▸ Goal of the exercise
Only the lines from the start of the data through the line with "plt.rcParams['mathtext.default'] = 'regular'" belong in the copy. Restate them word for word, minus the pictures.
:: Available data ::
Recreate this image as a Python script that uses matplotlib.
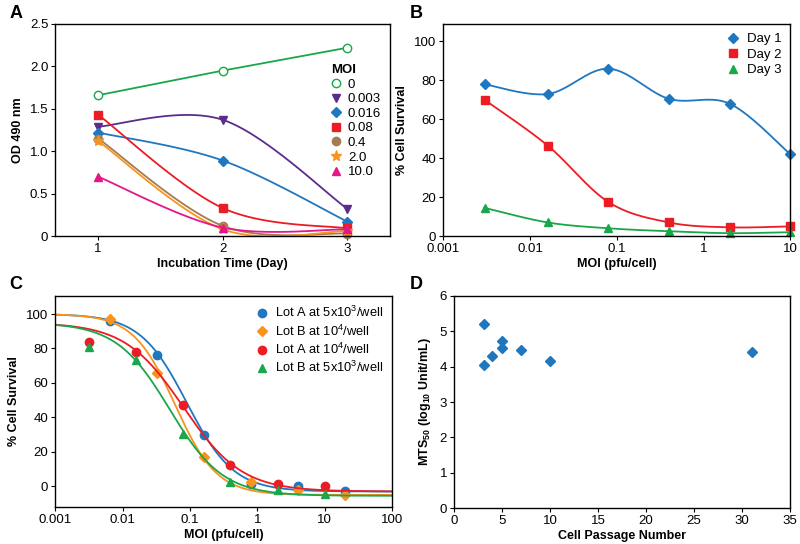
import numpy as np
import matplotlib
matplotlib.use("Agg")
import matplotlib.pyplot as plt

plt.rcParams['font.family'] = ['Liberation Sans', 'DejaVu Sans']
plt.rcParams['font.size'] = 9.5
plt.rcParams['mathtext.default'] = 'regular'

# ---- panel A data ----
days = [1, 2, 3]
moi_labels = ['0', '0.003', '0.016', '0.08', '0.4', '2.0', '10.0']
od_0 = [1.66, 1.95, 2.22]
od_0003 = [1.29, 1.37, 0.32]
od_0016 = [1.22, 0.89, 0.17]
od_008 = [1.43, 0.33, 0.09]
od_04 = [1.15, 0.12, 0.03]
od_2 = [1.12, 0.08, 0.06]
od_10 = [0.70, 0.10, 0.08]

# ---- panel B data ----
moi_b = [0.003, 0.016, 0.08, 0.4, 2, 10]
day1 = [78, 73, 86, 70.5, 68, 42]
day2 = [70, 46.5, 17.5, 7, 4.5, 5]
day3 = [14.5, 7, 4, 2.5, 1.5, 2]

# ---- panel C data ----
moi_c1 = [0.0064, 0.032, 0.16, 0.8, 4, 20]
moi_c2 = [0.0032, 0.016, 0.08, 0.4, 2, 10]
lotA_5e3 = [96, 76.5, 30, 1.5, 0, -2.5]
lotB_1e4 = [97, 65.5, 17, 2.5, -2, -5]
lotA_1e4 = [84, 78, 47, 12.5, 1.5, 0]
lotB_5e3 = [81, 73.5, 30.5, 2.5, -2, -4.5]
# 4PL fit params: top, bottom, ec50, hill
fit_lotA_5e3 = [100, -3, 0.09, 1.25]
fit_lotB_1e4 = [100, -5, 0.06, 1.4]
fit_lotA_1e4 = [95, -3, 0.08, 1.0]
fit_lotB_5e3 = [95, -5.5, 0.05, 1.1]

# ---- panel D data ----
passage = [3.1, 3.1, 4, 5, 5, 7, 10, 31]
mts50 = [5.2, 4.05, 4.3, 4.72, 4.53, 4.48, 4.15, 4.42]

GREEN = '#1aa64a'
PURPLE = '#5a2d8c'
BLUE = '#1f77c0'
RED = '#ec1c24'
BROWN = '#a57c52'
ORANGE = '#f7941d'
MAGENTA = '#e5168a'

LABEL_FS = 9


def smooth(x, y, n=40):
    # excel-like bezier smoothing through the points
    P = np.column_stack([np.asarray(x, float), np.asarray(y, float)])
    out = []
    for i in range(len(P) - 1):
        prev = P[i - 1] if i > 0 else P[i]
        nxt = P[i + 2] if i + 2 < len(P) else P[i + 1]
        c1 = P[i] + (P[i + 1] - prev) / 6
        c2 = P[i + 1] - (nxt - P[i]) / 6
        t = np.linspace(0, 1, n)[:, None]
        seg = ((1 - t) ** 3 * P[i] + 3 * (1 - t) ** 2 * t * c1
               + 3 * (1 - t) * t ** 2 * c2 + t ** 3 * P[i + 1])
        out.append(seg)
    out = np.vstack(out)
    return out[:, 0], out[:, 1]


def four_pl(x, p):
    top, bottom, ec50, hill = p
    return bottom + (top - bottom) / (1 + (x / ec50) ** hill)


def style(ax):
    for s in ax.spines.values():
        s.set_linewidth(1.0)
    ax.tick_params(direction='out', length=3, width=0.8, labelsize=9.5, pad=2)


fig = plt.figure(figsize=(8, 5.44), dpi=100)
axA = fig.add_axes([0.069, 0.566, 0.419, 0.39])
axB = fig.add_axes([0.554, 0.566, 0.434, 0.39])
axC = fig.add_axes([0.069, 0.068, 0.421, 0.388])
axD = fig.add_axes([0.5675, 0.066, 0.42, 0.39])

# ---- A ----
seriesA = [od_0, od_0003, od_0016, od_008, od_04, od_2, od_10]
colsA = [GREEN, PURPLE, BLUE, RED, BROWN, ORANGE, MAGENTA]
marksA = ['o', 'v', 'D', 's', 'o', '*', '^']
sizesA = [6, 6, 5, 5.5, 6, 8, 6]
for ys, c, m, ms, lab in zip(seriesA, colsA, marksA, sizesA, moi_labels):
    if lab == '0':
        axA.plot(days, ys, color=c, lw=1.3)
        axA.plot(days, ys, ls='none', marker=m, ms=ms, mfc='white', mec=c, mew=1.0, label=lab)
    else:
        xx, yy = smooth(days, ys)
        axA.plot(xx, yy, color=c, lw=1.3)
        axA.plot(days, ys, ls='none', marker=m, ms=ms, color=c, label=lab, clip_on=False)
axA.set_xlim(0.655, 3.345)
axA.set_ylim(0, 2.5)
axA.set_xticks([1, 2, 3])
axA.set_yticks([0, 0.5, 1.0, 1.5, 2.0, 2.5])
axA.set_yticklabels(['0', '0.5', '1.0', '1.5', '2.0', '2.5'])
axA.set_xlabel('Incubation Time (Day)', fontweight='bold', fontsize=LABEL_FS, labelpad=2)
axA.set_ylabel('OD 490 nm', fontweight='bold', fontsize=LABEL_FS, labelpad=4)
legA = axA.legend(title='MOI', loc='upper right', bbox_to_anchor=(1.0, 0.855), frameon=False,
                  handlelength=0.8, handletextpad=0.5, labelspacing=0.18, fontsize=9.5,
                  borderaxespad=0.3, title_fontproperties={'weight': 'bold', 'size': 9.5})
legA._legend_box.align = 'left'
style(axA)

# ---- B ----
for ys, c, m, lab in [(day1, BLUE, 'D', 'Day 1'), (day2, RED, 's', 'Day 2'), (day3, GREEN, '^', 'Day 3')]:
    lx, ly = smooth(np.log10(moi_b), ys)
    axB.plot(10 ** lx, ly, color=c, lw=1.3)
    axB.plot(moi_b, ys, ls='none', marker=m, ms=5.5, color=c, label=lab, clip_on=False)
axB.set_xscale('log')
axB.set_xlim(0.001, 10)
axB.set_ylim(0, 109)
axB.set_yticks([0, 20, 40, 60, 80, 100])
axB.set_xticks([0.001, 0.01, 0.1, 1, 10])
axB.set_xticklabels(['0.001', '0.01', '0.1', '1', '10'])
axB.minorticks_off()
axB.set_xlabel('MOI (pfu/cell)', fontweight='bold', fontsize=LABEL_FS, labelpad=2)
axB.set_ylabel('% Cell Survival', fontweight='bold', fontsize=LABEL_FS, labelpad=4)
axB.legend(loc='upper right', frameon=False, handlelength=0.8, handletextpad=0.6,
           labelspacing=0.25, fontsize=9.5, borderaxespad=0.3)
style(axB)

# ---- C ----
xfit = np.logspace(-3, 2, 300)
for xs, ys, p, c, m, lab in [
        (moi_c1, lotA_5e3, fit_lotA_5e3, BLUE, 'o', 'Lot A at 5x10$^3$/well'),
        (moi_c1, lotB_1e4, fit_lotB_1e4, ORANGE, 'D', 'Lot B at 10$^4$/well'),
        (moi_c2, lotA_1e4, fit_lotA_1e4, RED, 'o', 'Lot A at 10$^4$/well'),
        (moi_c2, lotB_5e3, fit_lotB_5e3, GREEN, '^', 'Lot B at 5x10$^3$/well')]:
    axC.plot(xfit, four_pl(xfit, p), color=c, lw=1.3)
    axC.plot(xs, ys, ls='none', marker=m, ms=6 if m != 'D' else 5, color=c, label=lab)
axC.set_xscale('log')
axC.set_xlim(0.001, 100)
axC.set_ylim(-12, 110.5)
axC.set_yticks([0, 20, 40, 60, 80, 100])
axC.set_xticks([0.001, 0.01, 0.1, 1, 10, 100])
axC.set_xticklabels(['0.001', '0.01', '0.1', '1', '10', '100'])
axC.minorticks_off()
axC.set_xlabel('MOI (pfu/cell)', fontweight='bold', fontsize=LABEL_FS, labelpad=2)
axC.set_ylabel('% Cell Survival', fontweight='bold', fontsize=LABEL_FS, labelpad=4)
axC.legend(loc='upper right', frameon=False, handlelength=0.8, handletextpad=0.6,
           labelspacing=0.25, fontsize=9.3, borderaxespad=0.3)
style(axC)

# ---- D ----
axD.plot(passage, mts50, ls='none', marker='D', ms=5.5, color=BLUE)
axD.set_xlim(0, 35)
axD.set_ylim(0, 6)
axD.set_xticks([0, 5, 10, 15, 20, 25, 30, 35])
axD.set_yticks([0, 1, 2, 3, 4, 5, 6])
axD.set_xlabel('Cell Passage Number', fontweight='bold', fontsize=LABEL_FS, labelpad=2)
axD.set_ylabel('MTS$_{50}$ (log$_{10}$ Unit/mL)', fontweight='bold', fontsize=LABEL_FS, labelpad=5)
style(axD)

for lab, x, y in [('A', 0.012, 0.99), ('B', 0.512, 0.99), ('C', 0.012, 0.493), ('D', 0.512, 0.493)]:
    fig.text(x, y, lab, fontsize=13, fontweight='bold', va='top', ha='left')

fig.savefig('out.png', dpi=100)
:::
▸ Response
Recreate this image as a Python script that uses matplotlib.
import numpy as np
import matplotlib
matplotlib.use("Agg")
import matplotlib.pyplot as plt

plt.rcParams['font.family'] = ['Liberation Sans', 'DejaVu Sans']
plt.rcParams['font.size'] = 9.5
plt.rcParams['mathtext.default'] = 'regular'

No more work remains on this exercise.